• WHAT NEEDS TO BE DONE
Make an exact copy of the lines below.

• SOURCE EXCERPT
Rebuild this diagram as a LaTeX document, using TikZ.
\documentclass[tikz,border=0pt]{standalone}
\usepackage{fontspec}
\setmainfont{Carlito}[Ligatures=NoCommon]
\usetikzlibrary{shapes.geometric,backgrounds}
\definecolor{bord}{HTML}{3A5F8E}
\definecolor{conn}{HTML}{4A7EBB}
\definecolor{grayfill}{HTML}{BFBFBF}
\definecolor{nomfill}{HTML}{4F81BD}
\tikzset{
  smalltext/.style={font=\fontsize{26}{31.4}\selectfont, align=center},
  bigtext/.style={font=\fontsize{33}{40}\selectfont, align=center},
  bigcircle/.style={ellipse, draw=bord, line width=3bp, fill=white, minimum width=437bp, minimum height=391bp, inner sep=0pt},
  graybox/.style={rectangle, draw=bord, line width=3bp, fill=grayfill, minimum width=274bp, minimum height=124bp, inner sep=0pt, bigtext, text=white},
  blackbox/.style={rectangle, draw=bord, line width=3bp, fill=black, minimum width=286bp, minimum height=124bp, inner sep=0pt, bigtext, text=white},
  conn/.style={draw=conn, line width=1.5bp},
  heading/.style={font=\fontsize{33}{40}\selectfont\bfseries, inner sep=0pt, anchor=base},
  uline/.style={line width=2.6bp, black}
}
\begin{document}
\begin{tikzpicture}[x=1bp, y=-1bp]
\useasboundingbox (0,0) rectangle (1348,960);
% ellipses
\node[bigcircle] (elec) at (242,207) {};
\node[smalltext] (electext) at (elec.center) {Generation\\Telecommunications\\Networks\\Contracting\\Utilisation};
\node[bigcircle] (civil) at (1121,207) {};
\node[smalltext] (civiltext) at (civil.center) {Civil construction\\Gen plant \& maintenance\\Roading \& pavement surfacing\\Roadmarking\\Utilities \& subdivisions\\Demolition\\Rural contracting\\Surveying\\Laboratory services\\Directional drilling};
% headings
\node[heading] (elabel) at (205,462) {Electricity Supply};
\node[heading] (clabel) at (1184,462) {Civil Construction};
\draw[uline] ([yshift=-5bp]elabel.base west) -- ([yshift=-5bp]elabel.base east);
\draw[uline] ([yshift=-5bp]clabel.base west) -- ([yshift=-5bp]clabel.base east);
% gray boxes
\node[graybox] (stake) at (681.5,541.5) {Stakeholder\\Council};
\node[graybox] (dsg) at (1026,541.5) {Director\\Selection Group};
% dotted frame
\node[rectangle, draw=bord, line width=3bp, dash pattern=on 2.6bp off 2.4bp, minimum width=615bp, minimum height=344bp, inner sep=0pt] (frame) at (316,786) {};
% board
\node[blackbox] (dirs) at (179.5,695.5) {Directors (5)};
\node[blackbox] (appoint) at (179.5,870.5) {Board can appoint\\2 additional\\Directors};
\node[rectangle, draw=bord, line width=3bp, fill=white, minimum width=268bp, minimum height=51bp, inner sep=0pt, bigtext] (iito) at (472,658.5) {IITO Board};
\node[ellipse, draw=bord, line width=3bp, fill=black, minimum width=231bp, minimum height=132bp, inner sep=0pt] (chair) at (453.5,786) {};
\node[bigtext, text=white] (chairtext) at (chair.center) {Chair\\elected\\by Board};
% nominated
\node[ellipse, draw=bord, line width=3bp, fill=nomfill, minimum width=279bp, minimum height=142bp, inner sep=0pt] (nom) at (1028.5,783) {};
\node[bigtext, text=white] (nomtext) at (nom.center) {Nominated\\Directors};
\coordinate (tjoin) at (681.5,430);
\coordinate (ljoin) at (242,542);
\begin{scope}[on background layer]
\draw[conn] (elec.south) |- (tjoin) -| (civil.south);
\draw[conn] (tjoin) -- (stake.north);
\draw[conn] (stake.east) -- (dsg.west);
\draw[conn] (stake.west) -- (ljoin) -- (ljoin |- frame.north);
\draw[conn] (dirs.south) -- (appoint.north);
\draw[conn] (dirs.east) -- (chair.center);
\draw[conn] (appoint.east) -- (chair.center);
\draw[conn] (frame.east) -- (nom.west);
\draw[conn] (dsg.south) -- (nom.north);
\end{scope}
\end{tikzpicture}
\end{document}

• ANSWER BELOW
Rebuild this diagram as a LaTeX document, using TikZ.
\documentclass[tikz,border=0pt]{standalone}
\usepackage{fontspec}
\setmainfont{Carlito}[Ligatures=NoCommon]
\usetikzlibrary{shapes.geometric,backgrounds}
\definecolor{bord}{HTML}{3A5F8E}
\definecolor{conn}{HTML}{4A7EBB}
\definecolor{grayfill}{HTML}{BFBFBF}
\definecolor{nomfill}{HTML}{4F81BD}
\tikzset{
  smalltext/.style={font=\fontsize{26}{31.4}\selectfont, align=center},
  bigtext/.style={font=\fontsize{33}{40}\selectfont, align=center},
  bigcircle/.style={ellipse, draw=bord, line width=3bp, fill=white, minimum width=437bp, minimum height=391bp, inner sep=0pt},
  graybox/.style={rectangle, draw=bord, line width=3bp, fill=grayfill, minimum width=274bp, minimum height=124bp, inner sep=0pt, bigtext, text=white},
  blackbox/.style={rectangle, draw=bord, line width=3bp, fill=black, minimum width=286bp, minimum height=124bp, inner sep=0pt, bigtext, text=white},
  conn/.style={draw=conn, line width=1.5bp},
  heading/.style={font=\fontsize{33}{40}\selectfont\bfseries, inner sep=0pt, anchor=base},
  uline/.style={line width=2.6bp, black}
}
\begin{document}
\begin{tikzpicture}[x=1bp, y=-1bp]
\useasboundingbox (0,0) rectangle (1348,960);
% ellipses
\node[bigcircle] (elec) at (242,207) {};
\node[smalltext] (electext) at (elec.center) {Generation\\Telecommunications\\Networks\\Contracting\\Utilisation};
\node[bigcircle] (civil) at (1121,207) {};
\node[smalltext] (civiltext) at (civil.center) {Civil construction\\Gen plant \& maintenance\\Roading \& pavement surfacing\\Roadmarking\\Utilities \& subdivisions\\Demolition\\Rural contracting\\Surveying\\Laboratory services\\Directional drilling};
% headings
\node[heading] (elabel) at (205,462) {Electricity Supply};
\node[heading] (clabel) at (1184,462) {Civil Construction};
\draw[uline] ([yshift=-5bp]elabel.base west) -- ([yshift=-5bp]elabel.base east);
\draw[uline] ([yshift=-5bp]clabel.base west) -- ([yshift=-5bp]clabel.base east);
% gray boxes
\node[graybox] (stake) at (681.5,541.5) {Stakeholder\\Council};
\node[graybox] (dsg) at (1026,541.5) {Director\\Selection Group};
% dotted frame
\node[rectangle, draw=bord, line width=3bp, dash pattern=on 2.6bp off 2.4bp, minimum width=615bp, minimum height=344bp, inner sep=0pt] (frame) at (316,786) {};
% board
\node[blackbox] (dirs) at (179.5,695.5) {Directors (5)};
\node[blackbox] (appoint) at (179.5,870.5) {Board can appoint\\2 additional\\Directors};
\node[rectangle, draw=bord, line width=3bp, fill=white, minimum width=268bp, minimum height=51bp, inner sep=0pt, bigtext] (iito) at (472,658.5) {IITO Board};
\node[ellipse, draw=bord, line width=3bp, fill=black, minimum width=231bp, minimum height=132bp, inner sep=0pt] (chair) at (453.5,786) {};
\node[bigtext, text=white] (chairtext) at (chair.center) {Chair\\elected\\by Board};
% nominated
\node[ellipse, draw=bord, line width=3bp, fill=nomfill, minimum width=279bp, minimum height=142bp, inner sep=0pt] (nom) at (1028.5,783) {};
\node[bigtext, text=white] (nomtext) at (nom.center) {Nominated\\Directors};
\coordinate (tjoin) at (681.5,430);
\coordinate (ljoin) at (242,542);
\begin{scope}[on background layer]
\draw[conn] (elec.south) |- (tjoin) -| (civil.south);
\draw[conn] (tjoin) -- (stake.north);
\draw[conn] (stake.east) -- (dsg.west);
\draw[conn] (stake.west) -- (ljoin) -- (ljoin |- frame.north);
\draw[conn] (dirs.south) -- (appoint.north);
\draw[conn] (dirs.east) -- (chair.center);
\draw[conn] (appoint.east) -- (chair.center);
\draw[conn] (frame.east) -- (nom.west);
\draw[conn] (dsg.south) -- (nom.north);
\end{scope}
\end{tikzpicture}
\end{document}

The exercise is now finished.